The Woman who Kept Catholicism Alive
by Jessie Childs
An angel to her friends, a “hot holy lady" to her enemies and, simply, “the virgin" to her Jesuit confessor, Anne Vaux was one of the most remarkable women of the Elizabethan age. Yet there is no biography of her, no portrait, no marked grave and no letters beyond those intercepted by prison guards. Like the orange juice ink with which she wrote, she was invisible, until the heat was on.
Anne was born in Northamptonshire in 1562, four years into the reign of Elizabeth I, a reign that saw the Mass banned, priests outlawed and conversion to Rome made treason. She witnessed the steady decline of her father, William, third Baron Vaux of Harrowden, whose decision to welcome his children's former tutor, the Jesuit missionary priest Edmund Campion, through his gates in 1580, led to imprisonment and pecuniary pain. He was regularly fined £20 a month for not attending the Protestant services of the state church. By 1593 his debts were so dire that he pawned his parliamentary robes. He died two years later, having lost his pride, his credit, his home and, perhaps also by then, his mind.
Anne's brother Henry fared no better. He was a key operative in the underground mission to keep Catholicism alive in England. In 1585, soon after an act was passed making it a capital offence to be, or even to harbour, a seminary priest in England, he took charge of a fund for the relief of all the priests in hiding.
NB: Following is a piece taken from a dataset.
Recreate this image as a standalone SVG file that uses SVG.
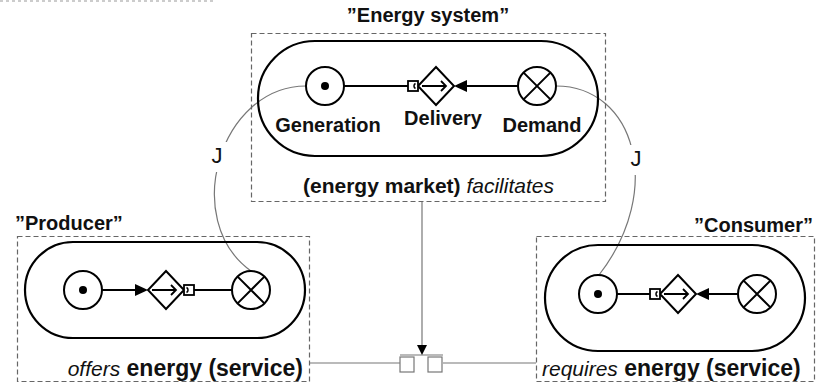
<svg xmlns="http://www.w3.org/2000/svg" width="817" height="383" viewBox="0 0 817 383">
  <style>
    text { font-family: "Liberation Sans", Arial, sans-serif; fill: #111; }
    .lbl { font-size: 20px; font-weight: bold; }
    .cap { font-size: 21px; }
    .bold { font-weight: bold; }
    .big { font-weight: bold; font-size: 23px; }
    .it { font-style: italic; font-weight: normal; }
    .frame { fill: none; stroke: #666; stroke-width: 1.2; stroke-dasharray: 5 3; }
    .pill { fill: none; stroke: #000; stroke-width: 2.2; }
    .sym { fill: #fff; stroke: #000; stroke-width: 2; }
    .flow { fill: none; stroke: #000; stroke-width: 2; }
    .link { fill: none; stroke: #777; stroke-width: 1.2; }
    .jl { font-size: 22px; }
  </style>
  <defs>
    <!-- place / source: circle with centre dot -->
    <g id="source">
      <circle r="19" class="sym"/>
      <circle r="4" fill="#000"/>
    </g>
    <!-- sink: circle with cross -->
    <g id="sink">
      <circle r="19" class="sym"/>
      <path d="M-13.4,-13.4 L13.4,13.4 M-13.4,13.4 L13.4,-13.4" stroke="#000" stroke-width="2"/>
    </g>
    <!-- transfer: diamond with inner arrow -->
    <g id="transfer">
      <path d="M0,-19 L18,0 L0,19 L-18,0 Z" class="sym"/>
      <path d="M-14,0 H10 M5,-5 L10,0 L5,5" fill="none" stroke="#000" stroke-width="1.8"/>
    </g>
    <!-- interface port -->
    <g id="port">
      <rect x="-5" y="-5" width="10" height="10" fill="#fff" stroke="#000" stroke-width="1.8"/>
      <path d="M2.5,-2.5 A2.8,2.8 0 0 0 2.5,2.5" fill="none" stroke="#000" stroke-width="1.5"/>
    </g>
    <path id="headR" d="M0,0 L-13,-6 L-13,6 Z" fill="#000"/>
    <path id="headL" d="M0,0 L13,-6 L13,6 Z" fill="#000"/>
  </defs>

  <!-- dotted rule at the top edge -->
  <line x1="0" y1="1" x2="215" y2="1" stroke="#999" stroke-width="1" stroke-dasharray="3 3"/>

  <!-- connectors -->
  <g id="connectors">
    <path class="link" d="M306,86 C220,86 180,220 251,271"/>
    <path class="link" d="M556,86 C635,86 665,190 599,275"/>
    <rect x="208" y="142" width="20" height="30" fill="#fff"/>
    <rect x="626" y="145" width="20" height="30" fill="#fff"/>
    <text class="jl" x="217" y="163" text-anchor="middle">J</text>
    <text class="jl" x="636" y="166" text-anchor="middle">J</text>
    <!-- service coupling -->
    <line class="link" x1="310" y1="363" x2="400" y2="363"/>
    <line class="link" x1="443" y1="363" x2="536" y2="363"/>
    <line class="link" x1="400" y1="355" x2="443" y2="355"/>
    <rect x="400" y="357" width="14" height="15" fill="#fff" stroke="#777" stroke-width="1.2"/>
    <rect x="428" y="357" width="14" height="15" fill="#fff" stroke="#777" stroke-width="1.2"/>
    <line class="link" x1="422" y1="202" x2="422" y2="346"/>
    <path d="M422,355 L417,345 L427,345 Z" fill="#000"/>
  </g>

  <!-- energy system -->
  <g id="energy-system">
    <text class="lbl" x="428" y="22" text-anchor="middle">”Energy system”</text>
    <rect class="frame" x="251.5" y="33.5" width="354" height="168"/>
    <rect class="pill" x="258" y="41" width="340" height="115" rx="57" ry="57"/>
    <line class="flow" x1="344" y1="86" x2="408" y2="86"/>
    <line class="flow" x1="465" y1="86" x2="518" y2="86"/>
    <use href="#source" x="325" y="86"/>
    <use href="#transfer" x="436" y="86"/>
    <use href="#port" x="413" y="86"/>
    <use href="#headL" x="454" y="86"/>
    <use href="#sink" x="537" y="86"/>
    <text class="lbl" x="328" y="132" text-anchor="middle">Generation</text>
    <text class="lbl" x="443" y="125" text-anchor="middle">Delivery</text>
    <text class="lbl" x="542" y="132" text-anchor="middle">Demand</text>
    <text class="cap" x="428.5" y="193" text-anchor="middle"><tspan class="bold">(energy market) </tspan><tspan class="it">facilitates</tspan></text>
  </g>

  <!-- producer -->
  <g id="producer">
    <text class="lbl" x="15" y="230">”Producer”</text>
    <rect class="frame" x="17.5" y="236.5" width="292" height="145"/>
    <rect class="pill" x="25" y="242" width="280" height="96" rx="48" ry="48"/>
    <line class="flow" x1="102" y1="290" x2="136" y2="290"/>
    <line class="flow" x1="194" y1="290" x2="232" y2="290"/>
    <use href="#source" x="83" y="290"/>
    <use href="#transfer" x="166" y="290"/>
    <use href="#headR" x="148" y="290"/>
    <use href="#port" x="189" y="290" transform="rotate(180 189 290)"/>
    <use href="#sink" x="251" y="290"/>
    <text class="cap" x="303" y="376" text-anchor="end"><tspan class="it">offers</tspan><tspan class="big"> energy (service)</tspan></text>
  </g>

  <!-- consumer -->
  <g id="consumer">
    <text class="lbl" x="813" y="232" text-anchor="end">”Consumer”</text>
    <rect class="frame" x="536.5" y="236.5" width="278" height="145"/>
    <rect class="pill" x="545" y="245" width="260" height="106" rx="53" ry="53"/>
    <line class="flow" x1="617" y1="294" x2="650" y2="294"/>
    <line class="flow" x1="707" y1="294" x2="738" y2="294"/>
    <use href="#source" x="598" y="294"/>
    <use href="#transfer" x="678" y="294"/>
    <use href="#port" x="655" y="294"/>
    <use href="#headL" x="696" y="294"/>
    <use href="#sink" x="757" y="294"/>
    <text class="cap" x="542" y="376"><tspan class="it">requires</tspan><tspan class="big"> energy (service)</tspan></text>
  </g>
</svg>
According to the government spy, “AB", Henry “daily" handled money, intelligence and communications for the mission. On November 5 1586, the Vaux home in Hackney was raided. Henry was arrested, imprisoned and died the following year.
Anne stepped into the breach. For the next 20 years it was her vocation to keep Henry Garnet, the superior of the Jesuit Mission in England, alive and active in the field. She and her older sister, Eleanor Brooksby, rented various safe houses, where Garnet received priests in need of guidance and lay people hungry for the sacraments. Often they travelled with Nicholas “Little John" Owen, a diminutive carpenter who worked in the evenings building hiding places behind fireplaces and in attic voids.
There were frequent raids, including one in the early hours of October 19 1591, which Garnet recorded in some detail. They were staying in a house in Warwickshire, probably Baddesley Clinton, near Knowle, which had a sewer-hide in the west range. There were seven priests in the house when the Queen's agents – the “pursuivants" – turned up and demanded to speak to the mistress. “Doors were bolted," Garnet recalled, “everyone warned, books collected, pictures, rosaries, chalices, vestments and all other signs of our religion were thrown into the culvert together with the men."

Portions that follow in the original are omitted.